- _Dataset content_
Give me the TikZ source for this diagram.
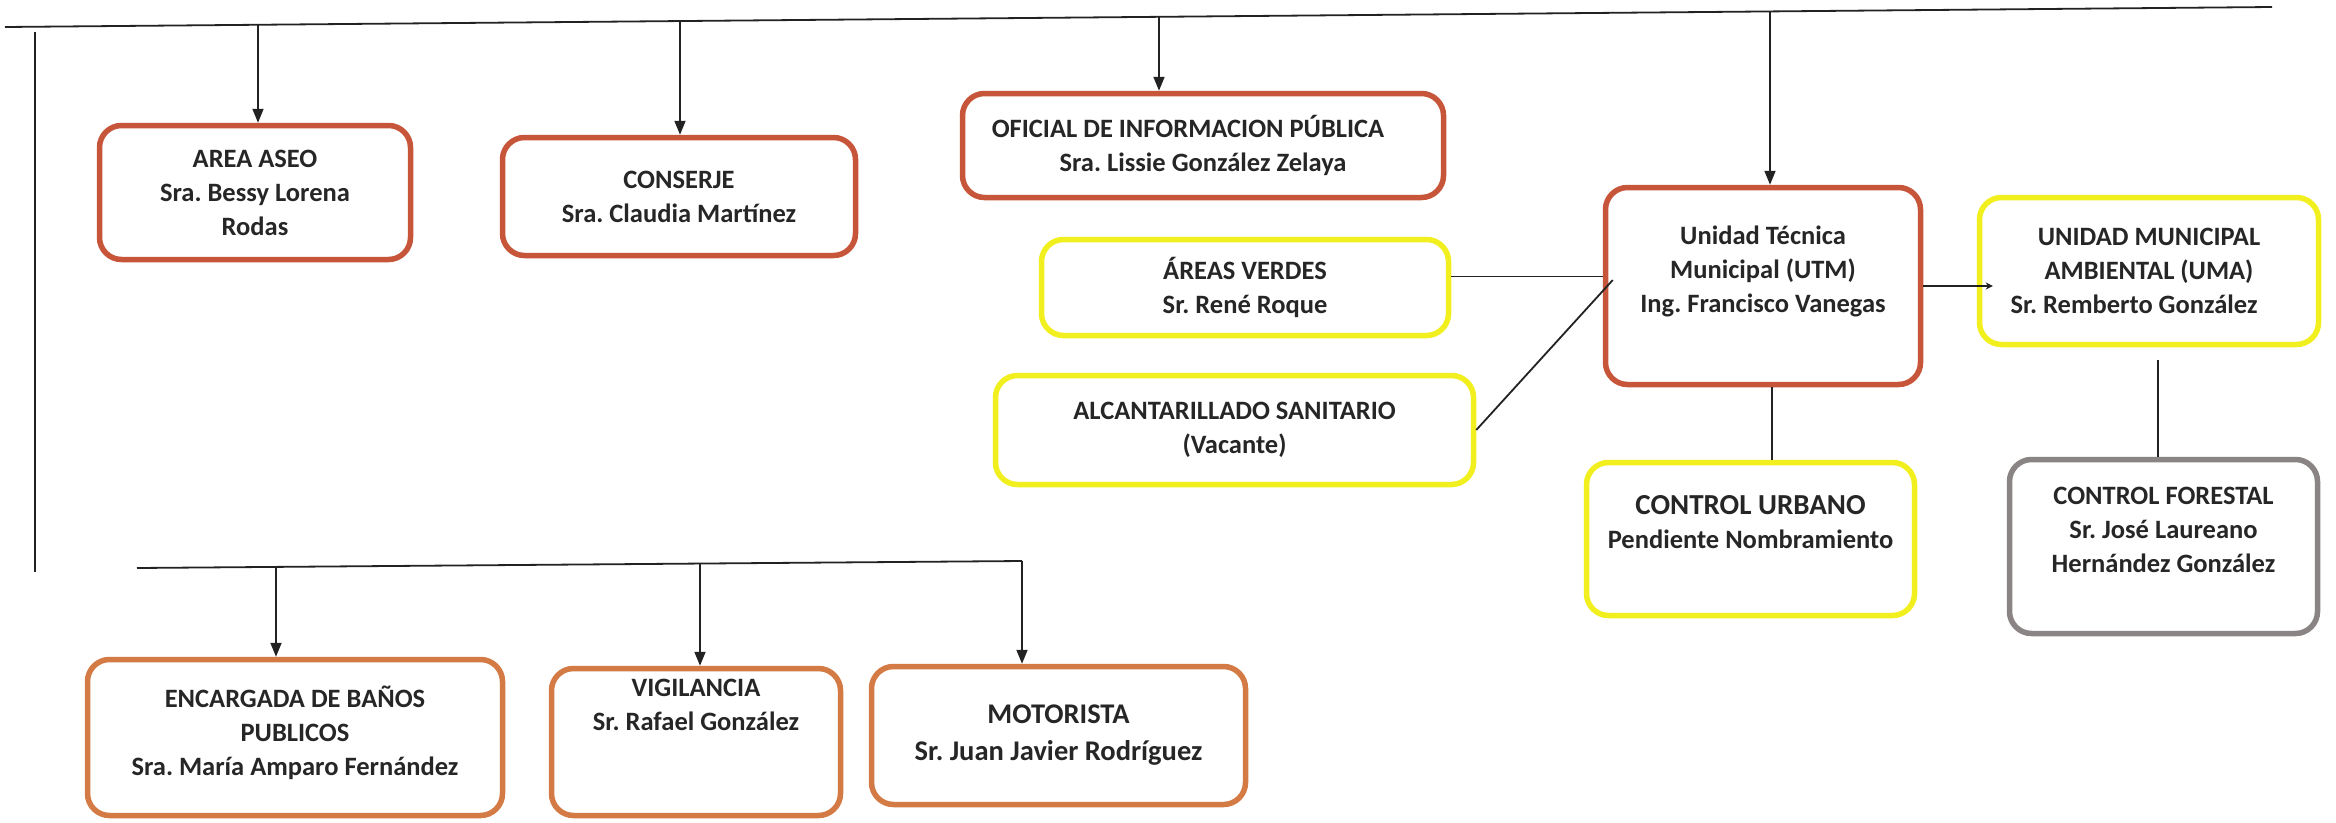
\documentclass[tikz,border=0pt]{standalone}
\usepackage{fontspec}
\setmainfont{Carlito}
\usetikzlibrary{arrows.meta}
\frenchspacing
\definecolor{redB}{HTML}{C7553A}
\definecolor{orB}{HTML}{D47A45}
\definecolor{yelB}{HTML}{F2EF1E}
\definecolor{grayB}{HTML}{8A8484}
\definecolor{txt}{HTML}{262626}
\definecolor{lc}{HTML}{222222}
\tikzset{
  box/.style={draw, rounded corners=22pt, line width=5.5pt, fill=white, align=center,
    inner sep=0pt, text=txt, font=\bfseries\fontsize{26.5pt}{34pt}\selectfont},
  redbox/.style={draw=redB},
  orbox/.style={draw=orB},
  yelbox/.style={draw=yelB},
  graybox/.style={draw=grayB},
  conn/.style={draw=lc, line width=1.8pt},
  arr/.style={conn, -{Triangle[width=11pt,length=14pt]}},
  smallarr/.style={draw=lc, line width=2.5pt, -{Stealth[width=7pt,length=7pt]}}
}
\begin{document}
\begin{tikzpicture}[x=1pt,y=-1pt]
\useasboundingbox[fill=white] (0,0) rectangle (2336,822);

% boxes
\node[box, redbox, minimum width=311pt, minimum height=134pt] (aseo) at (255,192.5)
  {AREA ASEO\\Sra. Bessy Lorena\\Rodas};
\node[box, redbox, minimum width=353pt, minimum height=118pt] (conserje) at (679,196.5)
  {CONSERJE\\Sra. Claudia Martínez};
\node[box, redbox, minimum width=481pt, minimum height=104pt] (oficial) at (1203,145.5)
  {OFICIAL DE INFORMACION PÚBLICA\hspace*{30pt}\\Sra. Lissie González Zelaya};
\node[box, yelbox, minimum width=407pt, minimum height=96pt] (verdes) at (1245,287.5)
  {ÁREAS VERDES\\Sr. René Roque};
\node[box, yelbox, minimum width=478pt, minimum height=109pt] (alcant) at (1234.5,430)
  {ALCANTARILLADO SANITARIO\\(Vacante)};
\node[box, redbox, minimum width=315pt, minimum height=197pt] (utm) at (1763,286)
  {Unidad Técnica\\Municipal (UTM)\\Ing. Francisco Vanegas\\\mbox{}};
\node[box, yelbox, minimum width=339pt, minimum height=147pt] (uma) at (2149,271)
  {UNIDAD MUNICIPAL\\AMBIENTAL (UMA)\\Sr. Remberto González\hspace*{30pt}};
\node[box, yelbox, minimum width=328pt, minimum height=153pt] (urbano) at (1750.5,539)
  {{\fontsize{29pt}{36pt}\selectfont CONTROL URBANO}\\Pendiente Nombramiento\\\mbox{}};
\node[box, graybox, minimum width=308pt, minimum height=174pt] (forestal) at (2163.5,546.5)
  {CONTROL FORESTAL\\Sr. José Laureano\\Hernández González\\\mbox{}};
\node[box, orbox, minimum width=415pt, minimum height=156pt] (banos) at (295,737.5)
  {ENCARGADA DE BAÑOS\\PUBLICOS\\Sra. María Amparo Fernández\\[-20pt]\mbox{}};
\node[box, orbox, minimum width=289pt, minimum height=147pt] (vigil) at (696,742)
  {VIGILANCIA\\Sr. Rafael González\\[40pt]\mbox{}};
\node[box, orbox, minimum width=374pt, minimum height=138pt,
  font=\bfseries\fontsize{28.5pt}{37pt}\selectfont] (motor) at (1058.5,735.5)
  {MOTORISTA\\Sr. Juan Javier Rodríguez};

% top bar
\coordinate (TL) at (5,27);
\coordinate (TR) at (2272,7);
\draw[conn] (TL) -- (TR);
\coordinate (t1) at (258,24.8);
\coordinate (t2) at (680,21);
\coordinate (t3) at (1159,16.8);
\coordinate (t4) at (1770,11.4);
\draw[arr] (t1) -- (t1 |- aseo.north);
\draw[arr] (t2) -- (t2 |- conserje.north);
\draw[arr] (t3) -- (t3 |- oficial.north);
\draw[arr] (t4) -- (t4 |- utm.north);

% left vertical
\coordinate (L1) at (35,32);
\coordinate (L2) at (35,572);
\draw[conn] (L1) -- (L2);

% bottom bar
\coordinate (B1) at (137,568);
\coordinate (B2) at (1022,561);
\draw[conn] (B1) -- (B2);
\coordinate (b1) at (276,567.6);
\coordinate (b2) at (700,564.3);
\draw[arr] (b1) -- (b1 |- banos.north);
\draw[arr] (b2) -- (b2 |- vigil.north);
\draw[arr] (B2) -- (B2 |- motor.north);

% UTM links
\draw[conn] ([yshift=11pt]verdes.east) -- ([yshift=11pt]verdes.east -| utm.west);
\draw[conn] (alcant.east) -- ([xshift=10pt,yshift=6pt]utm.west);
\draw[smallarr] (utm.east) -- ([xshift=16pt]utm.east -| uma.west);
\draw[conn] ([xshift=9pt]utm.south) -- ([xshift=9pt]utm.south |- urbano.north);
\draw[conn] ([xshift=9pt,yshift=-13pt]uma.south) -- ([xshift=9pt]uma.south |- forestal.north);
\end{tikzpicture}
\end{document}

- _Exercise goal_
Repeat, word for word and with no pictures, only the lines running from the beginning of the data to the line that contains "(0,0) rectangle (2336,822);".

- _Finished task_
Give me the TikZ source for this diagram.
\documentclass[tikz,border=0pt]{standalone}
\usepackage{fontspec}
\setmainfont{Carlito}
\usetikzlibrary{arrows.meta}
\frenchspacing
\definecolor{redB}{HTML}{C7553A}
\definecolor{orB}{HTML}{D47A45}
\definecolor{yelB}{HTML}{F2EF1E}
\definecolor{grayB}{HTML}{8A8484}
\definecolor{txt}{HTML}{262626}
\definecolor{lc}{HTML}{222222}
\tikzset{
  box/.style={draw, rounded corners=22pt, line width=5.5pt, fill=white, align=center,
    inner sep=0pt, text=txt, font=\bfseries\fontsize{26.5pt}{34pt}\selectfont},
  redbox/.style={draw=redB},
  orbox/.style={draw=orB},
  yelbox/.style={draw=yelB},
  graybox/.style={draw=grayB},
  conn/.style={draw=lc, line width=1.8pt},
  arr/.style={conn, -{Triangle[width=11pt,length=14pt]}},
  smallarr/.style={draw=lc, line width=2.5pt, -{Stealth[width=7pt,length=7pt]}}
}
\begin{document}
\begin{tikzpicture}[x=1pt,y=-1pt]
\useasboundingbox[fill=white] (0,0) rectangle (2336,822);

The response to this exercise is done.